Why did you create Analyst Finder?
The analytical community has helped me throughout my career; and, over the years, I have done my best to return the favor. I came up with the ideas behind Analyst Finder (AF) after discovering how difficult it is for companies and recruiters to find the talent they seek. AF isn’t designed to replace recruiters; but, rather, to provide them and companies with better and more systematic access to the analytical community.
AF is really four different things. AF is a structured database designed to capture the skills, contact information, and job preferences of everyone in the analytical community.

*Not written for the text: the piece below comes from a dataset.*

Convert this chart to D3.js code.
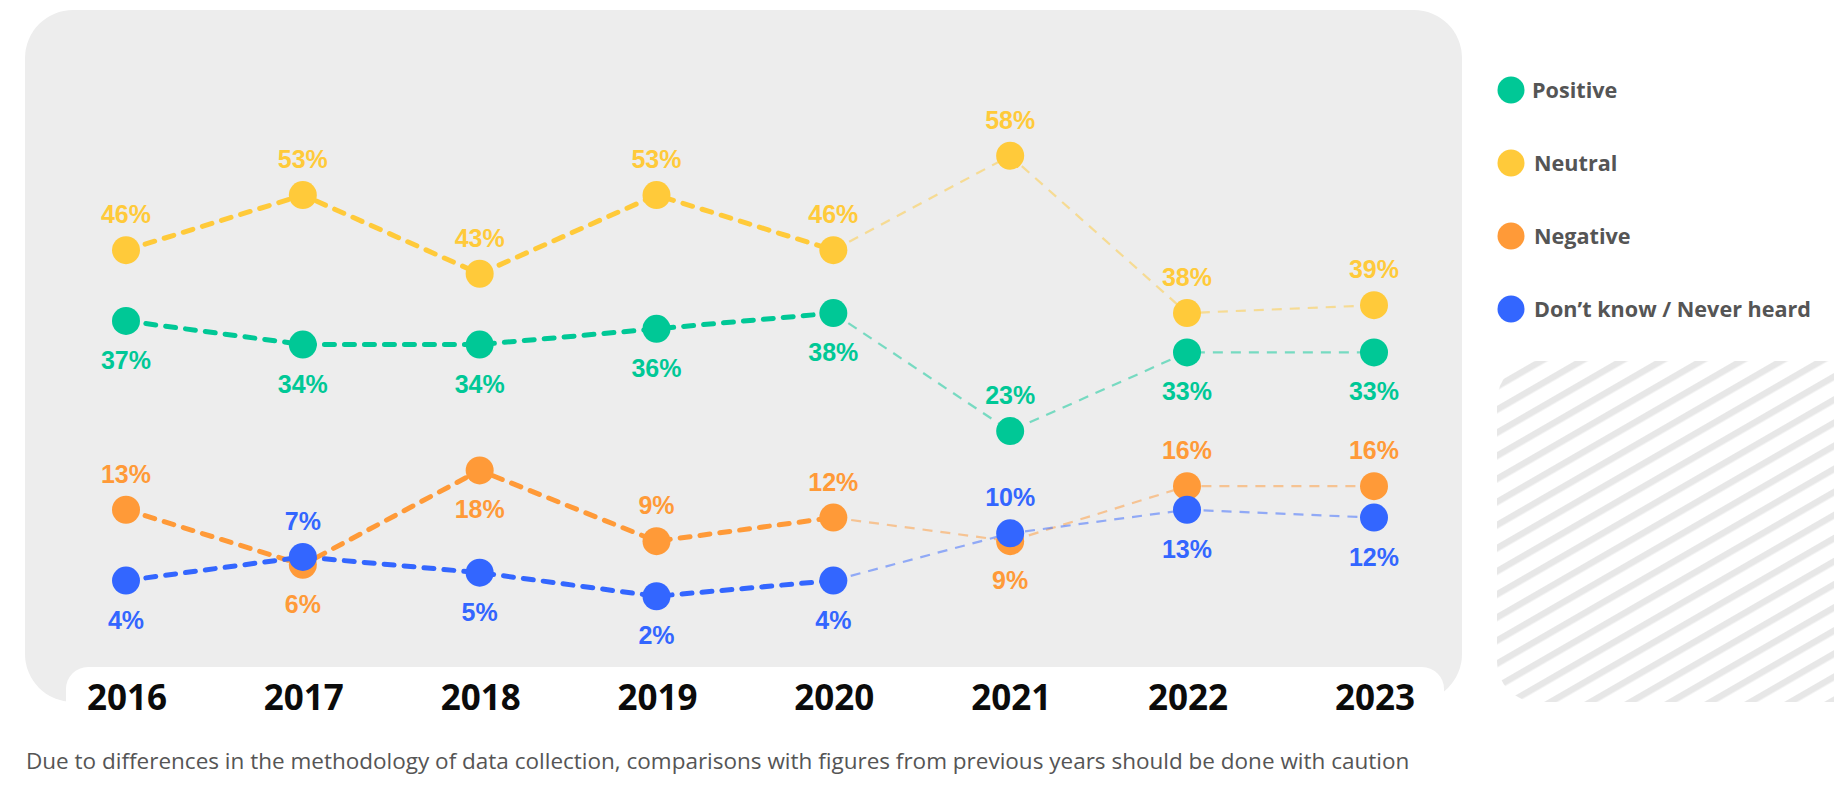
<!DOCTYPE html>
<html>
<head>
<meta charset="utf-8">
<script src="https://cdn.jsdelivr.net/npm/d3@7"></script>
<style>
  html, body { margin: 0; padding: 0; background: #ffffff; }
  svg { display: block; }
</style>
</head>
<body>
<svg id="chart" width="1834" height="792"></svg>
<script>
// ---------------- data ----------------
const years = ["2016", "2017", "2018", "2019", "2020", "2021", "2022", "2023"];
const seriesNames = ["Positive", "Neutral", "Negative", "Don\u2019t know / Never heard"];
const positive = [37, 34, 34, 36, 38, 23, 33, 33];
const neutral  = [46, 53, 43, 53, 46, 58, 38, 39];
const negative = [13, 6, 18, 9, 12, 9, 16, 16];
const dontKnow = [4, 7, 5, 2, 4, 10, 13, 12];
// label side: 1 = above the point, 0 = below
const positiveSide = [0, 0, 0, 0, 0, 1, 0, 0];
const neutralSide  = [1, 1, 1, 1, 1, 1, 1, 1];
const negativeSide = [1, 0, 0, 1, 1, 0, 1, 1];
const dontKnowSide = [0, 1, 0, 0, 0, 1, 0, 0];
const footnote = "Due to differences in the methodology of data collection, comparisons with figures from previous years should be done with caution";
const lastComparableYear = "2020";

// ---------------- styles ----------------
const colors = ["#00C896", "#FFCA3A", "#FF9A38", "#3366FF"];
const series = [
  { name: seriesNames[0], values: positive, side: positiveSide, color: colors[0] },
  { name: seriesNames[1], values: neutral,  side: neutralSide,  color: colors[1] },
  { name: seriesNames[2], values: negative, side: negativeSide, color: colors[2] },
  { name: seriesNames[3], values: dontKnow, side: dontKnowSide, color: colors[3] }
];

const svg = d3.select("#chart");

// hatch pattern
const defs = svg.append("defs");
const pat = defs.append("pattern")
  .attr("id", "hatch")
  .attr("patternUnits", "userSpaceOnUse")
  .attr("width", 20).attr("height", 20)
  .attr("patternTransform", "rotate(-30)");
pat.append("rect").attr("width", 20).attr("height", 20).attr("fill", "#ffffff");
pat.append("rect").attr("width", 20).attr("height", 6.5).attr("fill", "#E7E7E7");

// panel background
svg.append("rect")
  .attr("x", 25).attr("y", 10).attr("width", 1437).attr("height", 692)
  .attr("rx", 48).attr("ry", 48)
  .attr("fill", "#EDEDED");
// white axis tab
svg.append("rect")
  .attr("x", 66).attr("y", 667).attr("width", 1378).attr("height", 90)
  .attr("rx", 22).attr("ry", 22)
  .attr("fill", "#ffffff");

// hatched box
svg.append("rect")
  .attr("x", 1497).attr("y", 361).attr("width", 420).attr("height", 341)
  .attr("rx", 40).attr("ry", 40)
  .attr("fill", "url(#hatch)");

// ---------------- scales ----------------
const idx = d3.range(years.length);
const x = d3.scaleLinear()
  .domain([0, years.length - 2, years.length - 1])
  .range([126, 1187, 1374]);
const y = d3.scaleLinear().domain([0, 60]).range([612, 140]);

const cut = years.indexOf(lastComparableYear);
const line = d3.line().x(d => x(d.i)).y(d => y(d.v));

const plot = svg.append("g");

series.forEach(s => {
  const pts = s.values.map((v, i) => ({ i, v }));
  const g = plot.append("g");
  // later (non comparable) segment: thin, light dashed
  g.append("path")
    .attr("d", line(pts.slice(cut)))
    .attr("fill", "none")
    .attr("stroke", s.color)
    .attr("stroke-opacity", 0.5)
    .attr("stroke-width", 2.2)
    .attr("stroke-dasharray", "10,8");
  // comparable segment: thick dashed
  g.append("path")
    .attr("d", line(pts.slice(0, cut + 1)))
    .attr("fill", "none")
    .attr("stroke", s.color)
    .attr("stroke-width", 5)
    .attr("stroke-linecap", "round")
    .attr("stroke-dasharray", "10,10");
  g.selectAll("circle")
    .data(pts)
    .join("circle")
    .attr("cx", d => x(d.i))
    .attr("cy", d => y(d.v))
    .attr("r", 14)
    .attr("fill", s.color);
  s.pts = pts;
});

// value labels
series.forEach(s => {
  plot.append("g").selectAll("text")
    .data(s.pts)
    .join("text")
    .attr("x", d => x(d.i))
    .attr("y", d => s.side[d.i] ? y(d.v) - 27 : y(d.v) + 48)
    .attr("text-anchor", "middle")
    .attr("font-family", "'Liberation Sans', Arial, sans-serif")
    .attr("font-weight", 700)
    .attr("font-size", 25)
    .attr("fill", s.color)
    .text(d => d.v + "%");
});

// x axis labels
svg.append("g").selectAll("text")
  .data(idx)
  .join("text")
  .attr("x", i => x(i) + 1)
  .attr("y", 710)
  .attr("text-anchor", "middle")
  .attr("font-family", "'Open Sans', sans-serif")
  .attr("font-weight", 700)
  .attr("font-size", 35)
  .attr("fill", "#0b0b0b")
  .text(i => years[i]);

// legend
const leg = svg.append("g").selectAll("g")
  .data(series)
  .join("g")
  .attr("transform", (d, i) => `translate(1511, ${90 + i * 73})`);
leg.append("circle").attr("r", 13.5).attr("fill", d => d.color);
leg.append("text")
  .attr("x", (d, i) => i === 0 ? 21 : 23)
  .attr("y", 8)
  .attr("font-family", "'Open Sans', sans-serif")
  .attr("font-weight", 700)
  .attr("font-size", 21.6)
  .attr("fill", "#555555")
  .text(d => d.name);

// footnote
svg.append("text")
  .attr("x", 26).attr("y", 769)
  .attr("font-family", "'Open Sans', sans-serif")
  .attr("font-size", 22.5)
  .attr("fill", "#555555")
  .text(footnote);
</script>
</body>
</html>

LinkedIn is likely the closest thing to it, but it doesn’t contain structured data and doesn’t capture job preferences.
Second, AF is a structured database designed to capture information about skills that companies and recruiters are seeking.
Third, AF has a SAS-driven search engine that can automatically match the two databases and identify the candidates who most closely match what employers are seeking.

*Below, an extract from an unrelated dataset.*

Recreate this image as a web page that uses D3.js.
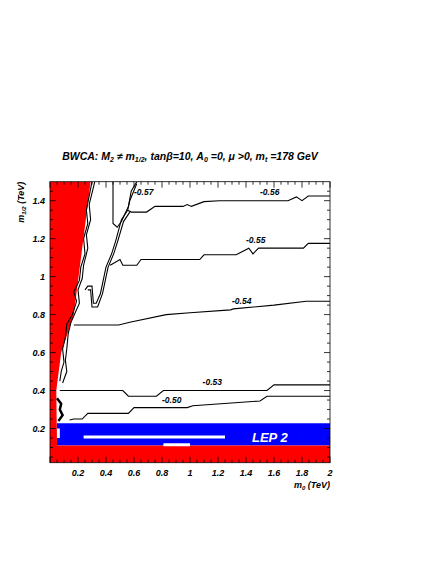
<!DOCTYPE html><html><head><meta charset="utf-8"><script src="https://cdn.jsdelivr.net/npm/d3@7"></script>
<style>body{margin:0;background:#fff}text{font-family:"Liberation Sans",Arial,sans-serif;font-weight:bold;font-style:italic}</style></head><body>
<script>
const xTicks=[0.2,0.4,0.6,0.8,1,1.2,1.4,1.6,1.8,2];
const yTicks=[0.2,0.4,0.6,0.8,1,1.2,1.4];
const redWedge=[[0,0.02],[0,1.5],[0.29,1.5],[0.17,0.8],[0.08,0.6],[0.045,0.4],[0.05,0.11],[2,0.11],[2,0.02]];
const lepBand=[[0.048,0.11],[2,0.11],[2,0.228],[0.048,0.228]];
const c056=[[0.62,1.49],[0.57,1.40],[0.555,1.35],[0.58,1.34],[0.69,1.34],[0.75,1.37],[0.95,1.37],[0.98,1.38],[1.01,1.37],[1.10,1.395],[1.21,1.40],[1.70,1.40],[1.76,1.42],[1.80,1.40],[1.845,1.425],[2.0,1.425]];
const c057=[[0.45,1.5],[0.45,1.28],[0.48,1.26],[0.51,1.29],[0.56,1.37],[0.58,1.45],[0.62,1.5]];
const cWig1=[[0.555,1.35],[0.51,1.30],[0.47,1.19],[0.44,1.12],[0.40,1.05],[0.38,0.98],[0.36,0.91],[0.33,0.86],[0.31,0.86],[0.30,0.95],[0.27,0.95],[0.25,0.93]];
const cWig2=[[0.57,1.34],[0.525,1.29],[0.485,1.19],[0.455,1.12],[0.415,1.05],[0.395,0.98],[0.375,0.91],[0.34,0.84],[0.30,0.84],[0.29,0.93],[0.27,0.93]];
const c055=[[0.43,1.06],[0.5,1.09],[0.52,1.06],[0.62,1.06],[0.65,1.09],[1.07,1.09],[1.10,1.115],[1.33,1.115],[1.42,1.15],[1.45,1.12],[1.49,1.15],[1.81,1.15],[1.845,1.175],[2.0,1.175]];
const c054=[[0.17,0.745],[0.49,0.745],[0.57,0.76],[0.83,0.80],[1.0,0.81],[1.29,0.825],[1.31,0.83],[1.60,0.85],[1.83,0.87],[2.0,0.87]];
const c053=[[0.07,0.40],[0.52,0.40],[0.56,0.37],[0.76,0.37],[0.81,0.40],[1.55,0.40],[1.60,0.43],[2.0,0.43]];
const c050=[[0.14,0.245],[0.17,0.25],[0.23,0.25],[0.27,0.28],[0.56,0.28],[0.60,0.31],[0.98,0.31],[1.02,0.32],[1.50,0.345],[1.55,0.37],[2.0,0.37]];
const edge1=[[0.30,1.5],[0.26,1.35],[0.27,1.28],[0.24,1.2],[0.25,1.12],[0.22,1.05],[0.21,0.98],[0.17,0.92],[0.19,0.87],[0.16,0.8],[0.12,0.75],[0.11,0.68],[0.09,0.62],[0.10,0.55],[0.08,0.5],[0.07,0.45]];
const edge2=[[0.32,1.5],[0.28,1.38],[0.29,1.3],[0.26,1.22],[0.27,1.15],[0.24,1.06],[0.23,0.99],[0.2,0.93],[0.21,0.86],[0.15,0.76],[0.13,0.7],[0.12,0.62],[0.11,0.56],[0.12,0.5],[0.09,0.44]];
const edge3=[[0.05,0.36],[0.08,0.33],[0.07,0.3],[0.09,0.27],[0.06,0.24]];
const labels=[["-0.57",0.60,1.43],["-0.56",1.50,1.43],["-0.55",1.40,1.175],["-0.54",1.30,0.855],["-0.53",1.09,0.43],["-0.50",0.80,0.335]];
const W=436,H=564,L=50,R=330,T=181.7,B=462.7;
const x=d3.scaleLinear().domain([0,2]).range([L,R]);
const y=d3.scaleLinear().domain([0.02,1.5]).range([B,T]);
const svg=d3.select("body").append("svg").attr("width",W).attr("height",H);
const line=d3.line().x(d=>x(d[0])).y(d=>y(d[1]));
svg.append("defs").append("clipPath").attr("id","c").append("rect").attr("x",L).attr("y",T).attr("width",R-L).attr("height",B-T);
const g=svg.append("g").attr("clip-path","url(#c)");
g.append("path").attr("d",line(lepBand)+"Z").attr("fill","#0000ff");
g.append("path").attr("d",line(redWedge)+"Z").attr("fill","#ff0000");
g.append("rect").attr("x",x(0.05)).attr("y",y(0.2)).attr("width",x(0.07)-x(0.05)).attr("height",y(0.15)-y(0.2)).attr("fill","#fff");
[c056,c057,cWig1,cWig2,c055,c054,c053,c050,edge1,edge2].forEach(c=>g.append("path").attr("d",line(c)).attr("fill","none").attr("stroke","#000").attr("stroke-width",1.1));
g.append("path").attr("d",line(edge3)).attr("fill","none").attr("stroke","#000").attr("stroke-width",2.5);
g.append("line").attr("x1",x(0.24)).attr("x2",x(1.25)).attr("y1",y(0.155)).attr("y2",y(0.155)).attr("stroke","#fff").attr("stroke-width",3);
g.append("line").attr("x1",x(0.81)).attr("x2",x(1.0)).attr("y1",y(0.115)).attr("y2",y(0.115)).attr("stroke","#fff").attr("stroke-width",3);
g.append("text").attr("x",x(1.57)).attr("y",y(0.155)+5).attr("text-anchor","middle").attr("fill","#fff").attr("font-size",13).text("LEP 2");
labels.forEach(l=>svg.append("text").attr("x",x(l[1])).attr("y",y(l[2])).attr("font-size",8.5).attr("text-anchor","start").text(l[0]));
svg.append("rect").attr("x",L).attr("y",T).attr("width",R-L).attr("height",B-T).attr("fill","none").attr("stroke","#000").attr("stroke-width",0.8);
const tk=svg.append("g").attr("stroke","#000").attr("stroke-width",0.8);
d3.range(0,2.001,0.05).forEach(v=>{const m=Math.abs(v*5-Math.round(v*5))<1e-6;const s=m?6:3;
 tk.append("line").attr("x1",x(v)).attr("x2",x(v)).attr("y1",B).attr("y2",B-s);
 tk.append("line").attr("x1",x(v)).attr("x2",x(v)).attr("y1",T).attr("y2",T+s);});
d3.range(0.05,1.5,0.05).forEach(v=>{const m=Math.abs(v*5-Math.round(v*5))<1e-6;const s=m?6:3;
 tk.append("line").attr("y1",y(v)).attr("y2",y(v)).attr("x1",L).attr("x2",L+s);
 tk.append("line").attr("y1",y(v)).attr("y2",y(v)).attr("x1",R).attr("x2",R-s);});
xTicks.forEach(v=>svg.append("text").attr("x",x(v)).attr("y",B+13).attr("text-anchor","middle").attr("font-size",9).text(v));
yTicks.forEach(v=>svg.append("text").attr("x",L-5).attr("y",y(v)+3).attr("text-anchor","end").attr("font-size",9).text(v));
const xl=svg.append("text").attr("x",R).attr("y",B+25).attr("text-anchor","end").attr("font-size",9);
xl.append("tspan").text("m");xl.append("tspan").attr("font-size",6).attr("dy",2).text("0");xl.append("tspan").attr("dy",-2).text(" (TeV)");
const yl=svg.append("text").attr("transform",`translate(24,${T})rotate(-90)`).attr("text-anchor","end").attr("font-size",9);
yl.append("tspan").text("m");yl.append("tspan").attr("font-size",6).attr("dy",2).text("1/2");yl.append("tspan").attr("dy",-2).text(" (TeV)");
const t=svg.append("text").attr("x",190).attr("y",160).attr("text-anchor","middle").attr("font-size",10.5);
t.append("tspan").text("BWCA: M");t.append("tspan").attr("font-size",7).attr("dy",2).text("2");
t.append("tspan").attr("dy",-2).text(" ≠ m");t.append("tspan").attr("font-size",7).attr("dy",2).text("1/2");
t.append("tspan").attr("dy",-2).text(", tanβ=10, A");t.append("tspan").attr("font-size",7).attr("dy",2).text("0");
t.append("tspan").attr("dy",-2).text(" =0, μ >0, m");t.append("tspan").attr("font-size",7).attr("dy",2).text("t");
t.append("tspan").attr("dy",-2).text(" =178 GeV");
</script></body></html>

Fourth, once sufficiently populated, AF is a source for aggregate information that has never been available to the analytical community, such as in-demand skills and average salaries broken down by region, education, years of experience, areas of expertise, etc.
What makes AF unique?
It is the only recruitment service that:
- is run by and for the analytical community.
- uses technology to match employers’ needs with analysts’ skills and job preferences.

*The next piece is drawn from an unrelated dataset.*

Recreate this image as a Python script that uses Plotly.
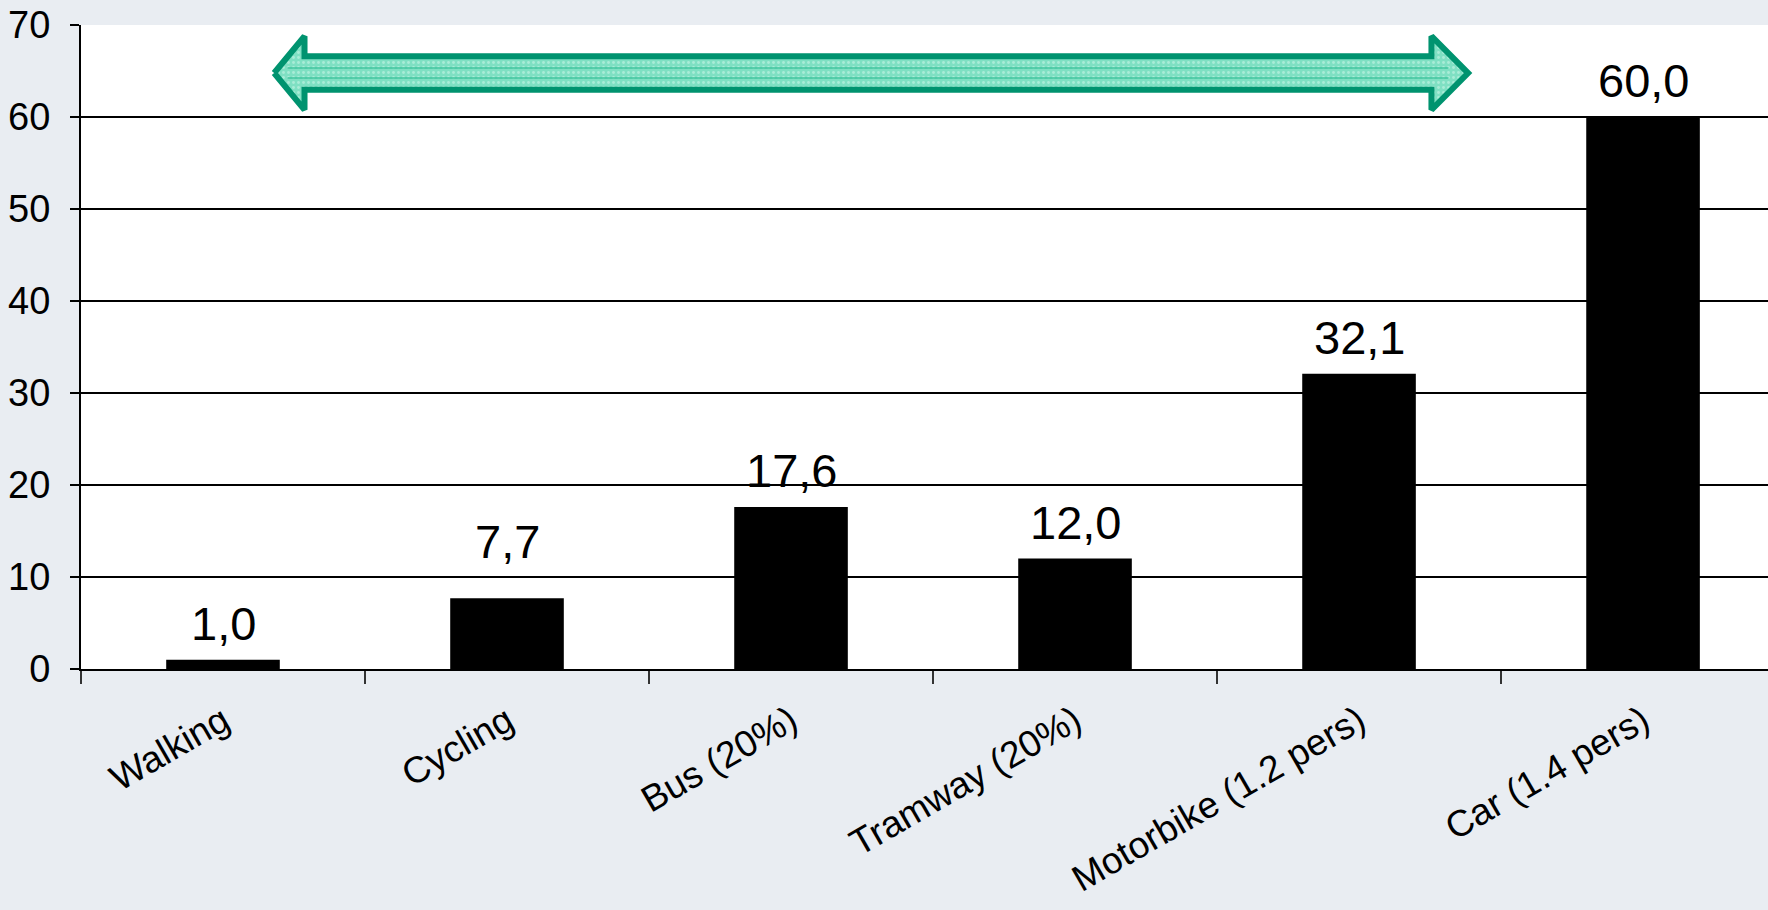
import plotly.graph_objects as go

# Energy use per passenger-km by transport mode (walking = 1)
modes = ["Walking", "Cycling", "Bus (20%)", "Tramway (20%)", "Motorbike (1.2 pers)", "Car (1.4 pers)"]
values = [1.0, 7.7, 17.6, 12.0, 32.1, 60.0]
value_labels = ["1,0", "7,7", "17,6", "12,0", "32,1", "60,0"]
y_ticks = [0, 10, 20, 30, 40, 50, 60, 70]

FONT = "Arial, Liberation Sans, sans-serif"
X_RANGE = [-0.5, 5.44]

fig = go.Figure()

fig.add_trace(go.Bar(
    x=modes, y=values, width=0.4,
    marker=dict(color="black", line=dict(width=0)),
    hoverinfo="skip", showlegend=False,
))

# value labels above bars (the cycling label sits a little higher)
extra_lift = [0, 20, 0, 0, 0, 0]
for m, v, t, lift in zip(modes, values, value_labels, extra_lift):
    fig.add_annotation(
        x=m, y=v, text=t, showarrow=False, yanchor="bottom",
        yshift=8 + lift, font=dict(family=FONT, size=47, color="black"),
    )

# double-headed green arrow spanning walking .. motorbike
tip_l, base_l, base_r, tip_r = 0.18, 0.287, 4.255, 4.384
y_mid, shaft_hw, head_hw = 64.78, 1.83, 4.0
arrow_x = [tip_l, base_l, base_l, base_r, base_r, tip_r, base_r, base_r, base_l, base_l, tip_l]
arrow_y = [y_mid, y_mid + head_hw, y_mid + shaft_hw, y_mid + shaft_hw, y_mid + head_hw, y_mid,
           y_mid - head_hw, y_mid - shaft_hw, y_mid - shaft_hw, y_mid - head_hw, y_mid]
fig.add_trace(go.Scatter(
    x=arrow_x, y=arrow_y, xaxis="x2", mode="lines", fill="toself",
    fillcolor="#7fe0c3",
    fillpattern=dict(shape=".", bgcolor="#7fe0c3", fgcolor="#d6f7ec", size=5, solidity=0.25),
    line=dict(color="#00936f", width=6, simplify=False),
    hoverinfo="skip", showlegend=False,
))
for dy in (-0.55, 0.55):
    fig.add_trace(go.Scatter(
        x=[base_l - 0.06, base_r + 0.06], y=[y_mid + dy, y_mid + dy], xaxis="x2",
        mode="lines", line=dict(color="#3fc59e", width=1.5),
        hoverinfo="skip", showlegend=False,
    ))

fig.update_layout(
    width=1768, height=910,
    margin=dict(l=81, r=0, t=25, b=241),
    paper_bgcolor="#e9edf2",
    plot_bgcolor="white",
    bargap=0.6,
    xaxis=dict(
        type="category", range=X_RANGE, tickson="boundaries", automargin=False,
        ticks="outside", ticklen=13, tickcolor="#333333", tickwidth=1.5,
        showline=True, linecolor="black", linewidth=2,
        showgrid=False, tickangle=-30, ticklabelstandoff=14,
        tickfont=dict(family=FONT, size=37, color="black"),
    ),
    xaxis2=dict(range=X_RANGE, overlaying="x", visible=False),
    yaxis=dict(
        range=[0, 70], tickvals=y_ticks, automargin=False,
        ticks="outside", ticklen=9, tickcolor="black", tickwidth=1.5,
        showline=True, linecolor="black", linewidth=2,
        showgrid=True, gridcolor="black", gridwidth=1.5, zeroline=False,
        ticklabelstandoff=12,
        tickfont=dict(family=FONT, size=38, color="black"),
    ),
)

fig.write_html("out.html")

- lets the analytical community control their information. AF will never provide contact information to a company or recruiter unless the analyst wants to share it for a particular position.
Is there a charge for using AF?
AF is and always will be no cost, no risk, and commitment-free to the analytical community. Additionally, it is ultra-low cost for companies and recruiters to use, compared to what they would have to pay without it.
Is AF only for people who work full-time?
No, anyone can sign up. The position types employers can select are full-time, part-time, contract and internship.
You talk about the fact that there are millions of SAS programmers, but most of those people are not currently looking for jobs. Do you see AF as something that would be of interest to people who are currently employed?
I encourage all analytical professionals to sign up whether they are currently looking for new positions or not because at some point in the future they may be. Additionally, the aggregate information produced by AF will be helpful to both job-seekers and employed analytical professionals.
Have you gotten any feedback from employers?
Employers were quick to let us know that many of them were interested in all walks of analytical professionals. Thus we expanded the checklist to cover all analytical professionals.
So if someone wants to join Analyst Finder, what do they do?
It’s a simple 2-step process. First, you register at http://www.analystfinder.com/candidates/ and are immediately sent an ID number and checklist. Then, after you complete the checklist (which takes about 10 to 15 minutes), you submit it to the same website. You can update your checklist as often as wish, and that just takes a couple seconds.
Once someone signs up for Analyst Finder, how do you use their information?
We only use analysts’ information to (1) help them find positions and (2) provide them and the rest of the analytical community with aggregate summary information from our two databases. No individually identifiable information will ever be released unless a registrant explicitly directs us to provide their name and email address to a specific company or recruiter regarding a specific position.